Inspiration

What does it mean to be human? After an abandoned attempt at generating infinite money from forex, we decided on doing this fun and thought-provoking challenge, showcasing how an AI might compete in a subjective game, and whether or not you could tell them apart from a human player. We know bots will be coming for our jobs, now they might be coming for our humour too!

What it does

Our product is a webapp that allows you to play the dark humour card game "Cards Against Humanity" against several AI opponents. The objective of the game is to choose one card from your hand that best matches the situation posed in the form of a black card - the winner is the combination which has the darkest humour (arguably). The winning card will be fed back to the AIs to train them to be increasingly controversial (therefore successful!).

How we built it

We built a Flask MVC app for the web interface, while backend logic was written in Python and Javascript. We used cognitive engines from Microsoft Azure, Amazon AWS and Google Cloud Platform for sentiment analysis of phrases from the cards. Each engine provided different sentiment values, corresponding to different 'profiles' of players.
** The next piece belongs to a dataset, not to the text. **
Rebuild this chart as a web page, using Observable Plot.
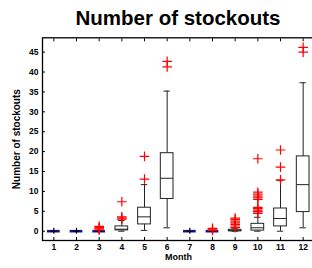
<!DOCTYPE html>
<html>
<head>
<meta charset="utf-8">
<script src="https://cdn.jsdelivr.net/npm/d3@7"></script>
<script src="https://cdn.jsdelivr.net/npm/@observablehq/plot@0.6"></script>
<style>
  html, body { margin: 0; padding: 0; background: #fff; overflow: hidden; }
  #title { font-family: "Liberation Sans", Arial, sans-serif; font-weight: bold; font-size: 20.5px;
           line-height: 30px; padding-top: 3px; padding-left: 44px; width: 268px; text-align: center; color: #000; white-space: nowrap; }
</style>
</head>
<body>
<div id="title">Number of stockouts</div>
<div id="chart"></div>
<script>
const months = [1, 2, 3, 4, 5, 6, 7, 8, 9, 10, 11, 12];
const q1 = [0, 0, 0, 0.2, 1.7, 8.1, 0, 0, 0, 0.15, 1.2, 4.8];
const med = [0, 0, 0, 0.5, 3.6, 13.3, 0, 0, 0.1, 0.85, 3.2, 11.7];
const q3 = [0, 0, 0, 1.2, 5.9, 19.6, 0, 0, 0.35, 1.85, 5.7, 18.8];
const whiskerLo = [0, 0, 0, 0, 0.2, 0.85, 0, 0, 0, 0, 0, 0.85];
const whiskerHi = [0, 0, 0, 2.7, 11.7, 35.2, 0, 0, 0.6, 3.5, 12.7, 37.3];
const outliers = [
  [],
  [],
  [0.3, 0.6, 0.9, 1.2],
  [3.0, 3.3, 3.6, 7.4],
  [13.1, 18.8],
  [41.3, 42.7],
  [],
  [0.2, 0.5, 0.7],
  [0.9, 1.3, 1.7, 2.1, 2.5, 2.9, 3.3],
  [4.5, 4.9, 5.3, 5.7, 6.0, 8.0, 8.4, 8.8, 9.3, 9.8, 18.2],
  [12.9, 16.1, 20.4],
  [45.0, 46.2]
];
const yTicks = [0, 5, 10, 15, 20, 25, 30, 35, 40, 45];
const xLabel = "Month";
const yLabel = "Number of stockouts";

const stats = months.map((m, i) => ({month: m, q1: q1[i], med: med[i], q3: q3[i], lo: whiskerLo[i], hi: whiskerHi[i]}));
const boxes = stats.filter(d => d.q3 > d.q1);
const flat = stats.filter(d => d.q3 === d.q1);
const outs = months.flatMap((m, i) => outliers[i].map(v => ({month: m, value: v})));

const bw = 0.28;   // half box width (month units)
const cw = 0.14;   // half cap width
const font = "Liberation Sans, Arial, sans-serif";

const chart = Plot.plot({
  width: 314,
  height: 235,
  marginLeft: 42,
  marginRight: 0,
  marginTop: 4.3,
  marginBottom: 28,
  style: {fontFamily: font, color: "#000", background: "#fff", maxWidth: "none", overflow: "hidden"},
  x: {domain: [0.5, 12.5]},
  y: {domain: [-2.34, 48.6]},
  marks: [
    Plot.frame({stroke: "#000", strokeWidth: 1.3}),
    Plot.axisX({anchor: "bottom", ticks: months, tickSize: -3, tickPadding: 6.5, fontWeight: "bold", fontSize: 8.5, label: null, tickFormat: d => String(d)}),
    Plot.axisX({anchor: "top", ticks: months, tickSize: -3, tickFormat: () => "", label: null}),
    Plot.axisY({anchor: "left", ticks: yTicks, tickSize: -3, tickPadding: 7, fontWeight: "bold", fontSize: 8.5, label: null, tickFormat: d => String(d)}),
    Plot.axisY({anchor: "right", ticks: yTicks, tickSize: -3, tickFormat: () => "", label: null}),
    // whiskers
    Plot.ruleX(boxes, {x: "month", y1: "hi", y2: "q3", stroke: "#222", strokeWidth: 1}),
    Plot.ruleX(boxes, {x: "month", y1: "lo", y2: "q1", stroke: "#222", strokeWidth: 1}),
    Plot.ruleY(boxes, {y: "hi", x1: d => d.month - cw, x2: d => d.month + cw, stroke: "#222", strokeWidth: 1}),
    Plot.ruleY(boxes, {y: "lo", x1: d => d.month - cw, x2: d => d.month + cw, stroke: "#222", strokeWidth: 1}),
    // boxes
    Plot.rect(boxes, {x1: d => d.month - bw, x2: d => d.month + bw, y1: "q1", y2: "q3", fill: "#fff", stroke: "#222", strokeWidth: 1}),
    Plot.ruleY(boxes, {y: "med", x1: d => d.month - bw, x2: d => d.month + bw, stroke: "#222", strokeWidth: 1}),
    // degenerate boxes
    Plot.ruleY(flat, {y: "med", x1: d => d.month - bw, x2: d => d.month + bw, stroke: "#14148a", strokeWidth: 2.6}),
    Plot.ruleY(flat, {y: "med", x1: d => d.month - cw, x2: d => d.month + cw, stroke: "#000", strokeWidth: 1}),
    Plot.ruleX(flat, {x: "month", y: "med", stroke: "#000", strokeWidth: 1.2, insetTop: -3, insetBottom: -3}),
    // outliers
    Plot.dot(outs, {x: "month", y: "value", symbol: "plus", r: 3.2, stroke: "#ff0000", strokeWidth: 1.2}),
    // axis titles
    Plot.text([yLabel], {frameAnchor: "left", dx: -26, rotate: -90, textAnchor: "middle", lineAnchor: "middle", text: d => d, fontWeight: "bold", fontSize: 10, fill: "#000"}),
    Plot.text([xLabel], {frameAnchor: "bottom", dy: 19.5, text: d => d, fontWeight: "bold", fontSize: 9, fill: "#000"})
  ]
});
document.getElementById("chart").appendChild(chart);
</script>
</body>
</html>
Each AI was trained to play cards using Bayesian learning with a training dataset based on proven popular hands scraped from Reddit.

Challenges we ran into

We had to understand a substantial amount of statistics to fully utilise multiple results from A.I. cognitive engines to build an excellent model with an optimal parametrisation for judging the sentiment value of the phrases in the card game. Two team members used a Mac and the rest of us used Windows. Although both operating systems supported Python, there were minor compatibility issues, which were time-consuming to resolve.

Accomplishments that we are proud of

We found our resilience in completing this project after giving up on an initial project idea 9 hours into the hackathon to be quite remarkable! On the other hand, we had a whole 15 hours to hack our new project out.

What we learned

From this project, we have learned to use multiple APIs in machine learning.

What's next for Bots Against Humanity

In our current implementation, the judge of who 'wins' is decided by the human player themselves - we hope to expand to a multiplayer/online interaction where more humans can give their input. Also, while our Bayesian posterior updating algorithm seems to work, there hasn't been extensive testing/optimisation in allowing our bots to perform better. With more data input and better optimisation, our bots will topple governments and rule the world (with their humour).